Jordan Neely Wasn't Killed by the System
Opposing sides of the debate around a New York City subway homicide have found unlikely common ground.
News that a mentally ill man had been killed last week on a New York City subway and the conversation that followed almost immediately became a synecdoche for the wider social debate about rising crime, public disorder, racial divides, and attitudes towards the homeless population. But whether they realize it or not, those on opposite ends of that discussion seem to agree on a core point: It was, in some sense, the fault of "the system" that Jordan Neely was choked to death on the F train.
"Had he been in treatment, Jordan Neely's death in a subway car may have been prevented," wrote Manhattan Institute Senior Fellow Stephen Eide in City Journal. The City Journal has devoted a great deal of energy to arguing that recent upticks in urban disorder suggest a need for a more punitive or carceral approach. On this account, if Neely hadn't been out and about—because he either was in jail or perhaps involuntarily in a mental health institution—he wouldn't have died.
But that line of thinking often fails to account for the fact that Neely was engaged with the criminal justice system repeatedly throughout the course of his life. He was released from Rikers Island, the notorious New York City jail, in February of this year, reportedly after spending 15 months behind bars. It is true that Neely would not have been available to be killed on the subway last week had he been indefinitely locked away, but we don't lock people up in order to protect them from being choked.
Eide, refreshingly, is aware of these limitations. "Criminal-justice reformers might point out, correctly, that Neely's many past arrests did not stabilize him," he noted. "But nor did whatever contact he may have had with homeless outreach teams, social workers, safe-haven shelters, and outpatient clinics." This is also true, though I'd argue it hints at the fact that the system cannot prevent every harm, no matter how many resources society grants it.
The inverse conclusion is more popular, though, and it traverses typical tribal lines. "We should demand a full accounting from all of these [New York City] officials," says Errol Louis in New York magazine. "Neely, it seems, had encountered many of the clinics, hospitals, and social-service organizations we collectively (and optimistically) call a social safety net, including the Bowery Residents' Committee and Bellevue Hospital." Though Louis doesn't label the carceral system as the perpetrator, he arrives at a similar judgment: The government could have saved Neely, given the chance.
That this is a dubious claim should be apparent from Louis' own accounting of the tragedy. Public and private actors alike sought to intervene in Neely's life for years. He had worked with an Intensive Mobile Treatment team composed of mental health street counselors who provide services to homeless people. The Bowery Residents' Committee, which specifically works in subways, had been in touch with Neely since 2017. He had been in and out of Bellevue Hospital for several years. Outreach workers interacted with him multiple times in the months leading up to his killing.

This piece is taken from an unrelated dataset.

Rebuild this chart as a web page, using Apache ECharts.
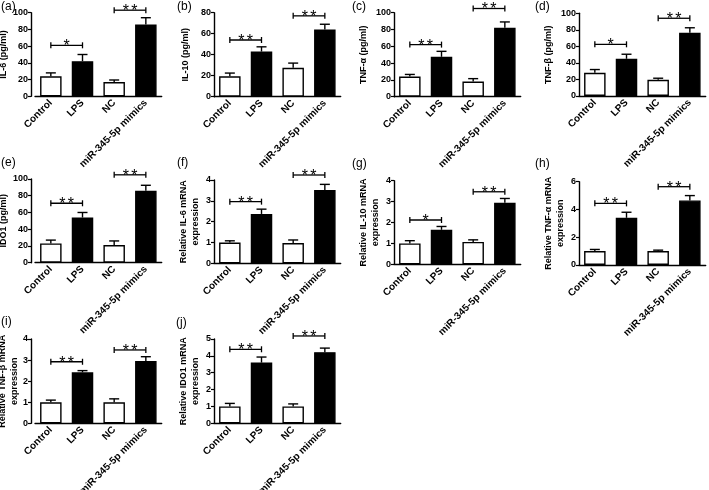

New York is a city of over 8 million people, many of whom struggle with mental health issues. About one in every 120 New Yorkers is homeless, according to the Bowery Mission, which translates to about 70,000 people. No government, even with the most robust and muscular of programs, will be able to save every resident suffering from poor mental health, a lack of housing, or both, as the two often go hand in hand.
"I don't have food. I don't have a drink, I'm fed up," Neely yelled, according to Juan Alberto Vazquez, a freelance journalist who captured Daniel Penny holding him in a chokehold for several minutes. Neely reportedly suffered from schizophrenia and depression, with his mental health deteriorating after his mother was murdered and her body stuffed in a suitcase when he was 14 years old. "I don't mind going to jail and getting life in prison. I'm ready to die," he said.
He died shortly thereafter. People will argue about how reasonable it was for Penny to initially restrain Neely. But "the system" was not on the subway with him that day. Daniel Penny was, though, and he allegedly choked Neely for 15 minutes. Vazquez's video, which caught a portion of that interaction, shows Neely writhing, attempting to clutch up at a subway seat, one leg slowly kicking. Eventually, another passenger can be heard telling Penny that he was "gonna catch a murder charge."
"My wife is ex-military," the passenger said. "You're gonna kill him now."
Penny maintains he did nothing wrong. "Mr. Neely had a documented history of violent and erratic behavior, the apparent result of ongoing and untreated mental illness," his attorneys said in a statement. "For too long, those suffering with mental illness have been treated with indifference."
It's in this vein that Penny finds unlikely common ground with writers like Louis. "Jordan Neely was already dead," he wrote in his New York piece, metaphorically put to death by government negligence.
Inconvenient to that claim is that the government was deeply involved in trying to help Neely. And he wasn't, in fact, dead. Until a man killed him—something no complaint about the system can explain away.